Erdbebenfolgen in Haiti: Cholera fordert mehr als 200 Opfer
Die Cholera-Seuche bewegt sich vom Nordwesten des Landes auf die Hauptstadt Port-au-Prince zu. Mehr als 3.000 Menschen sind bereits infiziert.
Die Cholera-Epidemie in Haiti hat am Sonntag auch Port-au-Prince erreicht. Nach Angaben des UN-Büros zur Koordinierung der humanitären Hilfe (Ocha) kam es zu fünf Todesfällen in der dicht bevölkerten Hauptstadt.

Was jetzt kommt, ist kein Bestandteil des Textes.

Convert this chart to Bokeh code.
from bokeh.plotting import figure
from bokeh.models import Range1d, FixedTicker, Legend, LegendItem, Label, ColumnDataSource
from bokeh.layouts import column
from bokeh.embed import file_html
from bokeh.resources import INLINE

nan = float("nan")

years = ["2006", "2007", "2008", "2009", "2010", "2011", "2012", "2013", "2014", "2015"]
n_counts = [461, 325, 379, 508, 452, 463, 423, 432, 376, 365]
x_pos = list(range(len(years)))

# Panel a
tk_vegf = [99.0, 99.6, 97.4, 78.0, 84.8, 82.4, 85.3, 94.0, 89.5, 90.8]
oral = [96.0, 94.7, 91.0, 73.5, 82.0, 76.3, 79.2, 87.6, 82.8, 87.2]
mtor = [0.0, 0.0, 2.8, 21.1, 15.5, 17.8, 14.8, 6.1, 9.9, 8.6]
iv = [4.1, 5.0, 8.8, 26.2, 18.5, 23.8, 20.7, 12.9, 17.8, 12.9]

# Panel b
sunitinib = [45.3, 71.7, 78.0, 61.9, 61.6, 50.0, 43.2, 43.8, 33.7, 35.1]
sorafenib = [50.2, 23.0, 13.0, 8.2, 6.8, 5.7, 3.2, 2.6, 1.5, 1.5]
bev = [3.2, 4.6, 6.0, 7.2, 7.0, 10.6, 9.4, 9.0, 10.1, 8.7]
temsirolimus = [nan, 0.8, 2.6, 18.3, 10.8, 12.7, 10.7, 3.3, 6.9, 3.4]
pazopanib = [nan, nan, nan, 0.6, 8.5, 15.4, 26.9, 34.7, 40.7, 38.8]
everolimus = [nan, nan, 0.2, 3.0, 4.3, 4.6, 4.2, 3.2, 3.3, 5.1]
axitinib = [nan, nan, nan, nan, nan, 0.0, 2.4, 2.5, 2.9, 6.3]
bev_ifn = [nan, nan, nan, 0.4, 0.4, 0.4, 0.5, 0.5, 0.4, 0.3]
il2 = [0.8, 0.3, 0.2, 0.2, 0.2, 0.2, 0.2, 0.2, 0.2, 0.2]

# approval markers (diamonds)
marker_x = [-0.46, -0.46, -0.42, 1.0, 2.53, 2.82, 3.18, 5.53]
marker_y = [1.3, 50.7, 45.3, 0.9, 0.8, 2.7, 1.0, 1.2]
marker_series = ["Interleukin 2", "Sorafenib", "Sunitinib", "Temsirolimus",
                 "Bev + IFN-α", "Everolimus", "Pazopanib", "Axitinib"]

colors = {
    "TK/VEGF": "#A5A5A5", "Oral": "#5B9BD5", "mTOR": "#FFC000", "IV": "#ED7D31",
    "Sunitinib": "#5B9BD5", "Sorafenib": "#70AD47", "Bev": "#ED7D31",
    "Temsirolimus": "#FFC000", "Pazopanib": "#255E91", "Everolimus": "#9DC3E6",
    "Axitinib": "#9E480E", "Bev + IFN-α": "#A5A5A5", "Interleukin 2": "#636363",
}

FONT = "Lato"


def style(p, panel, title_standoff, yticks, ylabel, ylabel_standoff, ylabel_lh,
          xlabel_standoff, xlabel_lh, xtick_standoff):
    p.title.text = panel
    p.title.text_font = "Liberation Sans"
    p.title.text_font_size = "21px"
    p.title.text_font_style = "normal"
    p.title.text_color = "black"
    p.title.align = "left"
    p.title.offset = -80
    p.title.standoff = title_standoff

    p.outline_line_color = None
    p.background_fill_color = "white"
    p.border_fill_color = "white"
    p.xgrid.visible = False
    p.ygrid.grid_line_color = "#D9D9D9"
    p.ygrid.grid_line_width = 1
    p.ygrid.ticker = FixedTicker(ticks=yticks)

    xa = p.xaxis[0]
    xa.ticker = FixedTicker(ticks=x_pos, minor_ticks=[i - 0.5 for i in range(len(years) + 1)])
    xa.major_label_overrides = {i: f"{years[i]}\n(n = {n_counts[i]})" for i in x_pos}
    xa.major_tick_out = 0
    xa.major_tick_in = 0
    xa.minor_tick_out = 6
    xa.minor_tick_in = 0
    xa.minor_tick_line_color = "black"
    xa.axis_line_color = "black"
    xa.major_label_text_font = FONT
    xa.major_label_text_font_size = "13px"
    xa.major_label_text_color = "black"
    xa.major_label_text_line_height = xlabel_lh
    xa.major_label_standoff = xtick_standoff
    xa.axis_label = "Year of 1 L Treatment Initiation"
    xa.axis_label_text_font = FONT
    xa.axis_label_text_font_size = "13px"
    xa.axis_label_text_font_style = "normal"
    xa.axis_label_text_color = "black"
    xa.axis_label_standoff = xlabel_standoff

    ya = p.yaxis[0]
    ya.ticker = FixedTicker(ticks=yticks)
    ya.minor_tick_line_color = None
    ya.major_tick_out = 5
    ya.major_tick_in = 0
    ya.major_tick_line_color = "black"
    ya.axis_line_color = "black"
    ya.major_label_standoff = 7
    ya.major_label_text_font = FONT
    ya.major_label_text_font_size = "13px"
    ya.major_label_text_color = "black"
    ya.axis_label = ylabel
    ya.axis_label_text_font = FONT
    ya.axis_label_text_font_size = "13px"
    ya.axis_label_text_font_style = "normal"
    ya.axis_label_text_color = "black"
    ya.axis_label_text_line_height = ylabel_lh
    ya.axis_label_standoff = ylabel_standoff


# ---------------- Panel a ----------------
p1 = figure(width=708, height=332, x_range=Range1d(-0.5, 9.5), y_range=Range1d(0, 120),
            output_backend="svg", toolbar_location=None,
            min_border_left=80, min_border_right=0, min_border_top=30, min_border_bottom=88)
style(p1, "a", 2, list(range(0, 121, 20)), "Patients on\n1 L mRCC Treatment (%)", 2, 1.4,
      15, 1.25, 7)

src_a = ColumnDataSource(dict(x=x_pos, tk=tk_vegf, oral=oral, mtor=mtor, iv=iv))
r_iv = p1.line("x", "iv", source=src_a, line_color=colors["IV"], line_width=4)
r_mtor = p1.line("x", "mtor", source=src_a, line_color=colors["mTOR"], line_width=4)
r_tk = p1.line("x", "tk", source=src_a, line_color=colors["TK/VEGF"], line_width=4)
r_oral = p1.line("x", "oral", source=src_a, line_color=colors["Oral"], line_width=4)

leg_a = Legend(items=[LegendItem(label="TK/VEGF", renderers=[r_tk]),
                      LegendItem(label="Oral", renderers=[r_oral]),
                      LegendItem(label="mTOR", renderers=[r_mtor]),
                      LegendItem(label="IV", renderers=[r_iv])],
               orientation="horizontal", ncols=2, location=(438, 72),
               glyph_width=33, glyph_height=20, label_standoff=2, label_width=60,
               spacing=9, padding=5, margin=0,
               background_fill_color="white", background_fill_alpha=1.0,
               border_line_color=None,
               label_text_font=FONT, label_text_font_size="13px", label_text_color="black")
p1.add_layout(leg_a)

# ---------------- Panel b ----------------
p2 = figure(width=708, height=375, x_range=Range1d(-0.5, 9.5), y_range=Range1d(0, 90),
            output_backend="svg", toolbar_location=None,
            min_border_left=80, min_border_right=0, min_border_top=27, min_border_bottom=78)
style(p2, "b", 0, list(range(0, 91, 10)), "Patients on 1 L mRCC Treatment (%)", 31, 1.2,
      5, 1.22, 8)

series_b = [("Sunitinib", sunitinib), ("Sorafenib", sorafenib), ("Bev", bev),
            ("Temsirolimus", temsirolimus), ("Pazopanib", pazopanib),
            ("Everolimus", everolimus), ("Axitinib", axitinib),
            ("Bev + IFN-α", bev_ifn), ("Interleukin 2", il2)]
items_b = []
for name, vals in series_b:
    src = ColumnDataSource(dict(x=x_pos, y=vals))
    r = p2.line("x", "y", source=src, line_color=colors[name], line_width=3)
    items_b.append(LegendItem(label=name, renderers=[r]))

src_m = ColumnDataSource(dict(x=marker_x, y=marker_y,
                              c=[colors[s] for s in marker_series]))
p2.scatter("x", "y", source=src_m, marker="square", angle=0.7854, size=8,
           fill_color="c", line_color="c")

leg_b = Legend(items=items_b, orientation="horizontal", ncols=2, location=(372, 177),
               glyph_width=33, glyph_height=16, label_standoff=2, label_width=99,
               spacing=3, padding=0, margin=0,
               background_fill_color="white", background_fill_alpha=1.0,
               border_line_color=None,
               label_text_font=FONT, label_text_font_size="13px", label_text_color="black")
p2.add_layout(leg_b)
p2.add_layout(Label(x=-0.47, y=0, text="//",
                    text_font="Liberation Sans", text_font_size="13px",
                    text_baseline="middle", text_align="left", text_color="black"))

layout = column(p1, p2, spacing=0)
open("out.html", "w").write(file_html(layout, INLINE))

Im Nordwesten von Haiti, wo die gefährliche Infektionskrankheit ausgebrochen war, zählten die Behörden bereits 220 Tote. "Wir erwarten aber weitaus mehr", sagte Michelle Avocat vom Gesundheitsministerium. Rund 3.000 Infizierte werden zurzeit behandelt. Der Erreger sei extrem aggressiv, so dass man davon ausgehe, dass rund 10 Prozent der Patienten sterben würden. Die Todesopfer in der Hauptstadt waren erst kurz zuvor aus dem Nordwesten gekommen.
Schwerpunkt der Epidemie ist die Provinz Artibonite. Dort ist die Krankheit vor allem entlang des Flusses Saint Marc aufgetreten. Die Behörden gehen davon aus, dass sein Wasser mit dem Erreger verseucht ist. Normalerweise ist die Provinz Artibonite für haitianische Verhältnisse dünn besiedelt. Derzeit aber wohnen dort tausende von Flüchtlingen, die nach dem schweren Erdbeben vom 12. Januar im Großraum der Hauptstadt Port-au-Prince zu Verwandten aufs Land gezogen sind.

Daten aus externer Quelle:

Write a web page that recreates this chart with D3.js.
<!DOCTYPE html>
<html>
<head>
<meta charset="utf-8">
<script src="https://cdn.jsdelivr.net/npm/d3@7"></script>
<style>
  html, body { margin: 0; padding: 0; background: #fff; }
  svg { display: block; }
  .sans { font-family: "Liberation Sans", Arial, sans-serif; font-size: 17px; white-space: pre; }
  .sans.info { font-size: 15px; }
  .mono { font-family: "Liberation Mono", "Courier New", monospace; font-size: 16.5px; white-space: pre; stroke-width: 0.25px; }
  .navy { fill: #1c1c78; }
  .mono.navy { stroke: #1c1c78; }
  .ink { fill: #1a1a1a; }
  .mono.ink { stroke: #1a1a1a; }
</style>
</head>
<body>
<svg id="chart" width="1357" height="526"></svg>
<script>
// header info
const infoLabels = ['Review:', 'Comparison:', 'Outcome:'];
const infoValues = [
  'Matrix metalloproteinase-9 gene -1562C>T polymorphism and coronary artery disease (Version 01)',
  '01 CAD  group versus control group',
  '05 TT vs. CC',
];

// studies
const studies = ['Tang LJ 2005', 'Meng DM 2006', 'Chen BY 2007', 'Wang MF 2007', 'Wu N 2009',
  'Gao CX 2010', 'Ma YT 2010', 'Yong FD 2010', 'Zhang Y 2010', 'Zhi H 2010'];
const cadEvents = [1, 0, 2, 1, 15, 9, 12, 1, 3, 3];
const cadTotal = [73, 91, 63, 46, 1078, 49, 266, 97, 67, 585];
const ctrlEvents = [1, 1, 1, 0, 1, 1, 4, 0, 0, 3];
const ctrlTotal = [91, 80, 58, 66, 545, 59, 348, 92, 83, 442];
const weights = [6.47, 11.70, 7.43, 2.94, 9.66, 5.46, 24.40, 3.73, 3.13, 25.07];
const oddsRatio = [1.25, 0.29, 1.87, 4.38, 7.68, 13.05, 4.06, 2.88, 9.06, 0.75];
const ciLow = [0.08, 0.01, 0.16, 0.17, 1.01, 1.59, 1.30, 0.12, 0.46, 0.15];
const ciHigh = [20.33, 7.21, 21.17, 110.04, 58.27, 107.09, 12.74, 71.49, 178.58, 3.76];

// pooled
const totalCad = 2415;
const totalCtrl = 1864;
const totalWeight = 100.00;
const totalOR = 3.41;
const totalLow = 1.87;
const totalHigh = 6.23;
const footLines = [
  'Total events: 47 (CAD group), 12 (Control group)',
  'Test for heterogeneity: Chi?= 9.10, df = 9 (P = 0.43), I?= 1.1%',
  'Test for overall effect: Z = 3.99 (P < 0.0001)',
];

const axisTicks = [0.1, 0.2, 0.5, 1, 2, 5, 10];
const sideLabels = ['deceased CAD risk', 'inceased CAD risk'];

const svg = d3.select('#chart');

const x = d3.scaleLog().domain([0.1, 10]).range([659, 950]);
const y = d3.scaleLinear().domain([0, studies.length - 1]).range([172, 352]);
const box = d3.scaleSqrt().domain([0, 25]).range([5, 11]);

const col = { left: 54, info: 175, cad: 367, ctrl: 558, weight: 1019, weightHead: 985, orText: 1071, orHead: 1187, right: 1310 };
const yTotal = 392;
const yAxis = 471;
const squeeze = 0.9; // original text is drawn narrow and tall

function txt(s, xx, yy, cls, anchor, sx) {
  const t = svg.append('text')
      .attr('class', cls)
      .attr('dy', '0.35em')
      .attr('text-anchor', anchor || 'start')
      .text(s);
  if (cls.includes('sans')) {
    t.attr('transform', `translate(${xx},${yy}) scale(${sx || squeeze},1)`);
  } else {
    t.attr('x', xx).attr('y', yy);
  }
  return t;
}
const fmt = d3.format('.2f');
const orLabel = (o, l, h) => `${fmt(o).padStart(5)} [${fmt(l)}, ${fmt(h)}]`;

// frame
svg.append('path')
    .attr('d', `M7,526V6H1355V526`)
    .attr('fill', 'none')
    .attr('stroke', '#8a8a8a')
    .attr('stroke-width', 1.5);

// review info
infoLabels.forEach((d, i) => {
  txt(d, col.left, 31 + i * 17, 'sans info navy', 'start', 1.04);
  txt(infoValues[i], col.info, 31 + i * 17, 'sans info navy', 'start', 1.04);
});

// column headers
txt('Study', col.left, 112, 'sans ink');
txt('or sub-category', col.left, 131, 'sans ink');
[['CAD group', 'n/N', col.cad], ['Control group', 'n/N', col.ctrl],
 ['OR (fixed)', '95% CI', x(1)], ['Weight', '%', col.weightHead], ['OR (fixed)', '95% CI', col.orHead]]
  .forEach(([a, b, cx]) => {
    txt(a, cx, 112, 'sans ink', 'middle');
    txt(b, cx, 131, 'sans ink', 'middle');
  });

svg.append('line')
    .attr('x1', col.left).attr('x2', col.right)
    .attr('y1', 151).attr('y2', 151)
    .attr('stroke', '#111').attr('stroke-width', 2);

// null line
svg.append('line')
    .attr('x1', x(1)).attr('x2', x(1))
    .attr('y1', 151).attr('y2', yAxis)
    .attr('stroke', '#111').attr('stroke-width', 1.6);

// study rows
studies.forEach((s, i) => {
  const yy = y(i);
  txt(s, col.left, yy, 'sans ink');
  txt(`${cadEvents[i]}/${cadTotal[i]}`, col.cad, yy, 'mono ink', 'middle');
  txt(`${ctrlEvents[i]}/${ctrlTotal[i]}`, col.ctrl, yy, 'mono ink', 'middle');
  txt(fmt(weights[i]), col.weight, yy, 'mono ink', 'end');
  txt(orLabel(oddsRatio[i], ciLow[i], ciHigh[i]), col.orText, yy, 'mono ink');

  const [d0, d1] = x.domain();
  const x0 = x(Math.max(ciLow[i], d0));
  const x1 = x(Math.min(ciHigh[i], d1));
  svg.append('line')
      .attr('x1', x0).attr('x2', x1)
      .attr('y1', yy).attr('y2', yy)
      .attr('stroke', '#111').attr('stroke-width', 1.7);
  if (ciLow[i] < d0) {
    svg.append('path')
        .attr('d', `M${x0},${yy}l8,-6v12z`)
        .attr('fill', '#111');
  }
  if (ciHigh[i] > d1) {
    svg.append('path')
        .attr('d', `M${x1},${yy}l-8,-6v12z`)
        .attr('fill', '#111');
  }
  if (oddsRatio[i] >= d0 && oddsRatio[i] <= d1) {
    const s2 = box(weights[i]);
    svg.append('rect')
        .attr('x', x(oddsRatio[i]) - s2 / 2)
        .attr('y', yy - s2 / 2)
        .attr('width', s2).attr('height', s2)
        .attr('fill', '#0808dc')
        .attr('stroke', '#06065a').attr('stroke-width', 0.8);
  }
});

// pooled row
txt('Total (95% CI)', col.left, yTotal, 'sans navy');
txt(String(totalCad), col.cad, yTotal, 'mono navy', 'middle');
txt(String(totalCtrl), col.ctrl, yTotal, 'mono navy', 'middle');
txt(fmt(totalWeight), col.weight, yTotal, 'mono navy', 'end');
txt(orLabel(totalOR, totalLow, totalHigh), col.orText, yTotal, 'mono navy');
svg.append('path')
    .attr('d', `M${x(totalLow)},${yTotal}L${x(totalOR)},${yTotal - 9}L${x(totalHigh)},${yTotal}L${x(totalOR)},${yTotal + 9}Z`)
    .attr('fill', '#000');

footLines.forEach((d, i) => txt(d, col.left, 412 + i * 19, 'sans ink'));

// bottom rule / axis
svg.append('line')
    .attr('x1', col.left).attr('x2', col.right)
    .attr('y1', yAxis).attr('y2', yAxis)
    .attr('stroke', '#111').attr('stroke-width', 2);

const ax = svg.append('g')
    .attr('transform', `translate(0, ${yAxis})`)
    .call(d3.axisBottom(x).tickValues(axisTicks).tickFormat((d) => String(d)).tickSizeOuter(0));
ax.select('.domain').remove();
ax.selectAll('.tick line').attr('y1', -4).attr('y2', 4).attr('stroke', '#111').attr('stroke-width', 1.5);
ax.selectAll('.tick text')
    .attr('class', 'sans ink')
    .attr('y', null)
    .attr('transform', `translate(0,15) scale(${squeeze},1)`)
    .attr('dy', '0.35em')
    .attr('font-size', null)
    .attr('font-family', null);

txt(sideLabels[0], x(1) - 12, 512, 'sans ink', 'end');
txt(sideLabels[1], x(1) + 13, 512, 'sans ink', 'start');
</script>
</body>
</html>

Bei dem Erdbeben waren nach offiziellen Angaben 230.000 Menschen ums Leben gekommen, rund zwei Millionen wurden obdachlos. Entlang des Flusses Saint Marc wohnen heute rund 150.000 Menschen.
Die Behörden in Haiti befürchten nun ein Übergreifen der Epidemie auf die Zeltstädte von Port-au-Prince, in denen rund 1,5 Millionen Menschen unter prekären hygienischen Bedingungen leben. "Es ist nahezu unmöglich, ein Ausbreiten der Seuche zu verhindern", sagte Michel Thieren, Haiti-Chef der Panamerikanischen Gesundheitsorganisation. Die Weltgesundheitsorganisation schließt ein Übergreifen der Epidemie auf die benachbarte Dominikanische Republik nicht aus.

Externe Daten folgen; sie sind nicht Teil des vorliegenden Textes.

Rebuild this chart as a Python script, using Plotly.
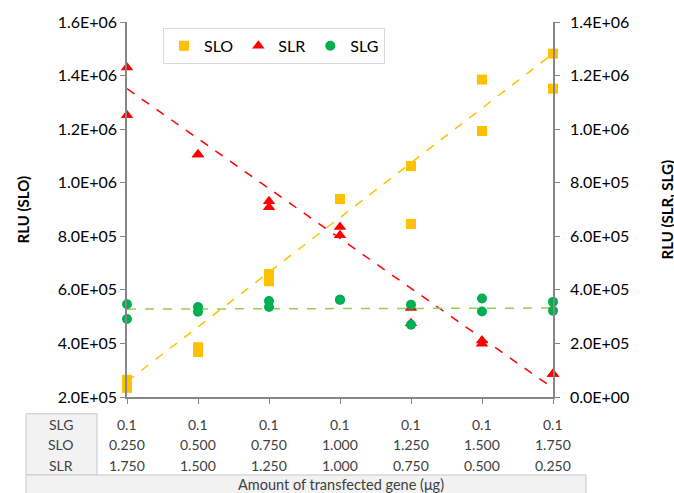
import plotly.graph_objects as go

# ---- data ----
slg_amt = ["0.1", "0.1", "0.1", "0.1", "0.1", "0.1", "0.1"]
slo_amt = ["0.250", "0.500", "0.750", "1.000", "1.250", "1.500", "1.750"]
slr_amt = ["1.750", "1.500", "1.250", "1.000", "0.750", "0.500", "0.250"]
cat_idx = [0, 1, 2, 3, 4, 5, 6]

# replicate measurements (two per condition)
slo_rep1 = [2.64e5, 3.86e5, 6.59e5, 9.39e5, 1.062e6, 1.385e6, 1.482e6]
slo_rep2 = [2.34e5, 3.68e5, 6.32e5, 9.39e5, 8.46e5, 1.193e6, 1.351e6]
slr_rep1 = [1.23e6, 9.05e5, 7.31e5, 6.35e5, 3.32e5, 2.11e5, 8.6e4]
slr_rep2 = [1.052e6, 9.05e5, 7.08e5, 6.04e5, 2.75e5, 1.99e5, 8.6e4]
slg_rep1 = [3.46e5, 3.36e5, 3.58e5, 3.63e5, 3.44e5, 3.68e5, 3.55e5]
slg_rep2 = [2.91e5, 3.18e5, 3.36e5, 3.63e5, 2.70e5, 3.19e5, 3.22e5]

# linear trend lines (first and last category)
trend_x = [0, 6]
slo_trend = [2.58e5, 1.482e6]
slr_trend = [1.151e6, 3.3e4]
slg_trend = [3.28e5, 3.32e5]

left_ticks = [2e5, 4e5, 6e5, 8e5, 1e6, 1.2e6, 1.4e6, 1.6e6]
left_ticktext = ["2.0E+05", "4.0E+05", "6.0E+05", "8.0E+05", "1.0E+06", "1.2E+06", "1.4E+06", "1.6E+06"]
right_ticks = [0, 2e5, 4e5, 6e5, 8e5, 1e6, 1.2e6, 1.4e6]
right_ticktext = ["0.0E+00", "2.0E+05", "4.0E+05", "6.0E+05", "8.0E+05", "1.0E+06", "1.2E+06", "1.4E+06"]

# ---- styles ----
C_SLO = "#FFC000"
C_SLR = "#FF0000"
C_SLG = "#00B050"
C_SLG_T = "#92D050"
AX = "#868686"
FONT = "Lato"

W, H = 674, 493
L, R, T, B = 127, 121, 17, 96
PW, PH = W - L - R, H - T - B


def px_x(p):
    return (p - L) / PW


def px_y(p):
    return (H - B - p) / PH


fig = go.Figure()

xs = cat_idx + cat_idx

# trend lines
fig.add_trace(go.Scatter(x=trend_x, y=slo_trend, mode="lines", line=dict(color=C_SLO, dash="dash", width=1.5),
                         showlegend=False, hoverinfo="skip"))
fig.add_trace(go.Scatter(x=trend_x, y=slr_trend, mode="lines", line=dict(color=C_SLR, dash="dash", width=1.5),
                         showlegend=False, hoverinfo="skip", yaxis="y2"))
fig.add_trace(go.Scatter(x=trend_x, y=slg_trend, mode="lines", line=dict(color=C_SLG_T, dash="dash", width=1.5),
                         showlegend=False, hoverinfo="skip", yaxis="y2"))

# markers
fig.add_trace(go.Scatter(x=xs, y=slo_rep1 + slo_rep2, mode="markers", name="SLO",
                         marker=dict(symbol="square", size=10, color=C_SLO), cliponaxis=False))
fig.add_trace(go.Scatter(x=xs, y=slr_rep1 + slr_rep2, mode="markers", name="SLR", yaxis="y2",
                         marker=dict(symbol="triangle-up", size=11, color=C_SLR), cliponaxis=False))
fig.add_trace(go.Scatter(x=xs, y=slg_rep1 + slg_rep2, mode="markers", name="SLG", yaxis="y2",
                         marker=dict(symbol="circle", size=10, color=C_SLG), cliponaxis=False))

annotations = []
# axis titles
annotations.append(dict(text="<b>RLU (SLO)</b>", x=px_x(22), y=px_y(207), xref="paper", yref="paper",
                        textangle=-90, showarrow=False, font=dict(size=15, color="black", family=FONT),
                        xanchor="center", yanchor="middle"))
annotations.append(dict(text="<b>RLU (SLR, SLG)</b>", x=px_x(666), y=px_y(207), xref="paper", yref="paper",
                        textangle=-90, showarrow=False, font=dict(size=15, color="black", family=FONT),
                        xanchor="center", yanchor="middle"))

# table rows
rows = [("SLG", slg_amt, 425), ("SLO", slo_amt, 445), ("SLR", slr_amt, 466)]
tfont = dict(size=14, color="#404040", family=FONT)
for name, vals, ypx in rows:
    annotations.append(dict(text=name, x=px_x(61), y=px_y(ypx), xref="paper", yref="paper",
                            showarrow=False, font=tfont, xanchor="center", yanchor="middle"))
    for xi, v in zip(cat_idx, vals):
        annotations.append(dict(text=v, x=xi, y=px_y(ypx), xref="x", yref="paper",
                                showarrow=False, font=tfont, xanchor="center", yanchor="middle"))
annotations.append(dict(text="Amount of transfected gene (μg)", x=px_x(341), y=px_y(486), xref="paper",
                        yref="paper", showarrow=False, font=dict(size=14.5, color="#404040", family=FONT),
                        xanchor="center", yanchor="middle"))

shapes = [
    dict(type="rect", xref="paper", yref="paper", x0=px_x(26), x1=px_x(97), y0=px_y(476), y1=px_y(414),
         line=dict(color="#C8C8C8", width=1), fillcolor="#F2F2F2", layer="below"),
    dict(type="rect", xref="paper", yref="paper", x0=px_x(26), x1=px_x(586), y0=px_y(500), y1=px_y(476),
         line=dict(color="#C8C8C8", width=1), fillcolor="#F2F2F2", layer="below"),
]

fig.update_layout(
    width=W, height=H,
    margin=dict(l=L, r=R, t=T, b=B),
    paper_bgcolor="white", plot_bgcolor="white",
    font=dict(family=FONT, color="black"),
    xaxis=dict(range=[cat_idx[0], cat_idx[-1]], tickvals=cat_idx, showticklabels=False, ticks="outside",
               ticklen=5, tickcolor=AX, showline=True, linecolor=AX, linewidth=1.5, showgrid=False,
               zeroline=False, fixedrange=True),
    yaxis=dict(range=[left_ticks[0], left_ticks[-1]], tickvals=left_ticks, ticktext=left_ticktext,
               ticks="outside", ticklen=5, tickcolor=AX, showline=True, linecolor=AX, linewidth=1.5,
               showgrid=False, zeroline=False, tickfont=dict(size=16, family=FONT, color="black")),
    yaxis2=dict(range=[right_ticks[0], right_ticks[-1]], tickvals=right_ticks, ticktext=right_ticktext,
                overlaying="y", side="right", ticks="outside", ticklen=5, tickcolor=AX, showline=True,
                linecolor=AX, linewidth=1.5, showgrid=False, zeroline=False, ticklabelstandoff=7,
                tickfont=dict(size=16, family=FONT, color="black")),
    legend=dict(orientation="h", x=px_x(163), y=px_y(23), xanchor="left", yanchor="top",
                bgcolor="white", bordercolor="#D9D9D9", borderwidth=1,
                font=dict(size=16, family=FONT, color="black"), itemwidth=30),
    annotations=annotations,
    shapes=shapes,
)

fig.write_html("out.html", config={"displayModeBar": False},
               post_script="document.body.style.margin='0';document.body.style.overflow='hidden';")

Cholera verursacht heftige Durchfälle und Erbrechen. Bei Patienten, die nicht sofort behandelt werden, kann der Flüssigkeitsverlust innerhalb weniger Stunden zu einem Herzstillstand führen. Die Krankheit wird durch den Kontakt mit Exkrementen oder mit damit verseuchtem Wasser übertragen. Hilfsorganisationen in den Zeltstädten von Port-au-Prince sind deshalb fieberhaft dabei, die Zahl der Latrinen zu erhöhen, die Jauchegruben öfter zu leeren und Waschbecken mit Seife in die Nähe der Abtritte zu installieren.
Die Karibik galt in den vergangenen Jahrzehnten als frei von Cholera. Die Krankheit ist in dieser Region zuletzt vor 50 Jahren aufgetreten.